Thursday, January 14, 2010

Prayer for Haiti

This is close to my heart, not only because of the devastation, but because my husband and I have so many Haitian friends. Boston has a huge Haitian population (and has had a Haitian presence since at least the early 19th century, according to an archaeologist friend who researched it). Two stories have been on my mind:


A friend I'll call Celeste came to the U.S. as a child. Her parents divorced when she was young, and, Parent Trap-style, her father took her and immigrated to the U.S., while her sister remained with their mother in Haiti. (Unlike the Parent Trap, however, the sisters were always aware of the arrangement). In the late '90s, when she was in her twenties, she returned to Haiti to visit for the first time, accompanied by her American roommate who I'll call Karen.

What awaited them was a shock. From the time she was able to work, Celeste sent money to her mom and sister and she knew in her head that they were poor, but she didn't realize the extent of it. IIRC, she and Karen found her mother and sister living in a shack without electricity or running water; water had to be pumped from a well.
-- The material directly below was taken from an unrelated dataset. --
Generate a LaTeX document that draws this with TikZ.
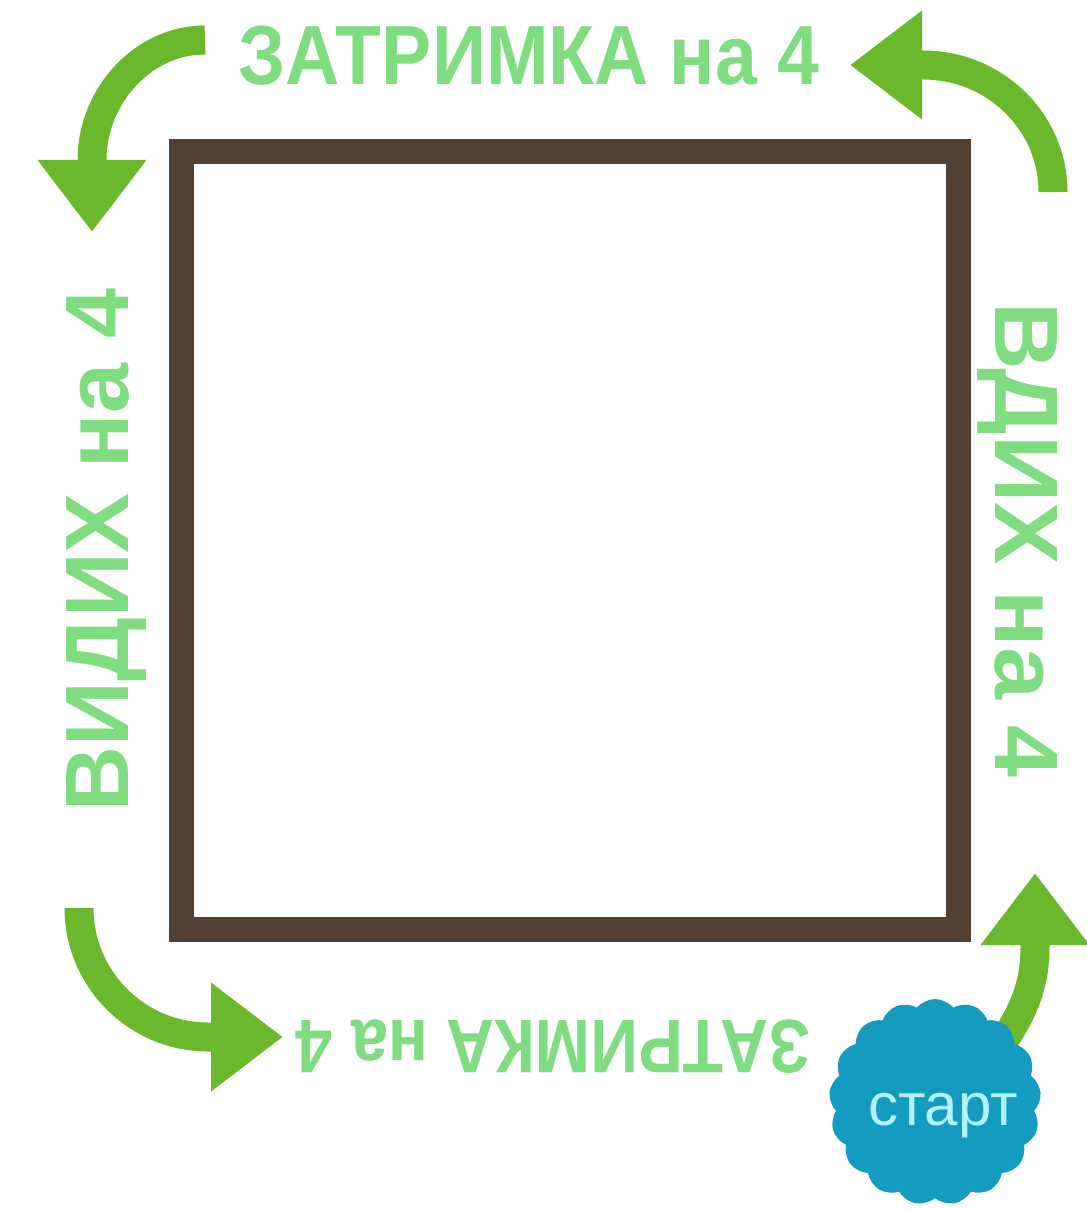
\documentclass[tikz,border=0pt]{standalone}
\usepackage{graphicx}
\usepackage{fontspec}
\setmainfont{Liberation Sans}
\usetikzlibrary{arrows.meta,shapes.symbols}

\definecolor{framebrown}{RGB}{82,64,50}
\definecolor{arrowgreen}{RGB}{108,184,44}
\definecolor{textgreen}{RGB}{128,220,128}
\definecolor{cloudblue}{RGB}{22,155,192}
\definecolor{startcyan}{RGB}{178,242,255}

\newcommand{\narrow}[2]{\scalebox{#1}[1]{#2}}

\begin{document}
\begin{tikzpicture}[x=1pt, y=-1pt,
    frm/.style={draw=framebrown, line width=25pt},
    turn/.style={draw=arrowgreen, line width=29pt,
                 -{Triangle[length=72pt, width=104pt]}},
    lbl/.style={text=textgreen, inner sep=0pt, anchor=base},
    side/.style={lbl, font=\fontsize{90}{90}\selectfont\bfseries},
    startcloud/.style={cloud, cloud puffs=17, cloud puff arc=100, aspect=1,
                       fill=cloudblue, minimum width=212pt, minimum height=206pt,
                       inner sep=0pt},
  ]
  \useasboundingbox (0,0) rectangle (1086,1209);

  % frame
  \draw[frm] (181,152) rectangle (958,929);

  % labels
  \node[lbl, font=\fontsize{84}{84}\selectfont\bfseries] (holdtop) at (529,85) {\narrow{0.895}{ЗАТРИМКА на 4}};
  \node[side, rotate=-90] (inhale) at (995,540) {\narrow{1.04}{ВДИХ на 4}};
  \node[side, rotate=90] (exhale) at (128,550) {ВИДИХ на 4};
  \node[lbl, font=\fontsize{76}{76}\selectfont\bfseries, rotate=180] (holdbot) at (553,1020) {\narrow{0.875}{ЗАТРИМКА на 4}};

  % arrow ends
  \coordinate (tl0) at (205,40);
  \coordinate (tl1) at (92,160);
  \coordinate (tl2) at (92,232);
  \coordinate (tr0) at (1053,192);
  \coordinate (tr1) at (923,65);
  \coordinate (tr2) at (850,65);
  \coordinate (bl0) at (79,908);
  \coordinate (bl1) at (208,1037);
  \coordinate (bl2) at (283,1037);
  \coordinate (br0) at (990,1060);
  \coordinate (br1) at (1035,947);
  \coordinate (br2) at (1035,873);

  \draw[turn] (tl0) .. controls (142,40) and (92,97) .. (tl1) -- (tl2);
  \draw[turn] (tr0) .. controls (1053,122) and (995,65) .. (tr1) -- (tr2);
  \draw[turn] (bl0) .. controls (79,979) and (137,1037) .. (bl1) -- (bl2);
  \draw[turn] (br0) .. controls (1020,1020) and (1035,990) .. (br1) -- (br2);

  % start
  \node[startcloud] (start) at (935,1102) {};
  \node[text=startcyan, font=\fontsize{60}{60}\selectfont, inner sep=0pt] (starttxt) at (943,1116) {старт};
\end{tikzpicture}
\end{document}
I can only imagine what that must have been like for Celeste; here she was, educated, working a good job and living in a nice apartment, while her sister lived in squalor, and she knew it was merely chance that she had been the one her father brought to the U.S.

In addition to her mother and sister in this small home, two teenage cousins had lived there as well since the death of their parents, as well as another young man and his family. The young man had been a neighbor of Celeste's mom and sister as a child, and they'd taken him in after his parents died. Now he was a grown man, with a wife and small child of his own.

He was also the only one in the household with a job, given the high unemployment rate in Haiti. He could have chosen to take care of only his small family, but he gladly supported the entire household, because he was so grateful to Celeste's mother for taking him in when he had no one.

Celeste and Karen brought two suitcases each to Haiti, one carrying their own clothes and personal items, and the other carrying clothing and toiletries they had purchased for Celeste's family. When they presented their gifts, Celeste's mom promptly gave everything away to others in the neighborhood. Seeing this so moved them that when they departed, Celeste and Karen left behind almost everything they'd brought with them, returning to the U.S. with only the clothes on their backs, their pocketbooks and their passports.


Another friend, who I'll call Martine, used to ask me to pray often that her son could come from Haiti. Martine immigrated to the U.S. as a young adult, and her "son" was actually the son of her closest childhood friend. Martine had agreed to adopt the boy and bring him to the U.S. in order to give him a better life. It took many years to work out the adoption and immigration process. I think the boy was about eight when they started, and he was fourteen when he finally arrived in the U.S. a few years ago.


As I think about the loss of life and devastation, I can't help but wonder what has happened to Celeste's mother and sister, her cousins, and the young man and his family who lived with them. Or to the mother of Martine's son. And for them and many other friends of ours back in Boston, what has become of their friends and family members who remained in Haiti? My heart and prayers go out to them all.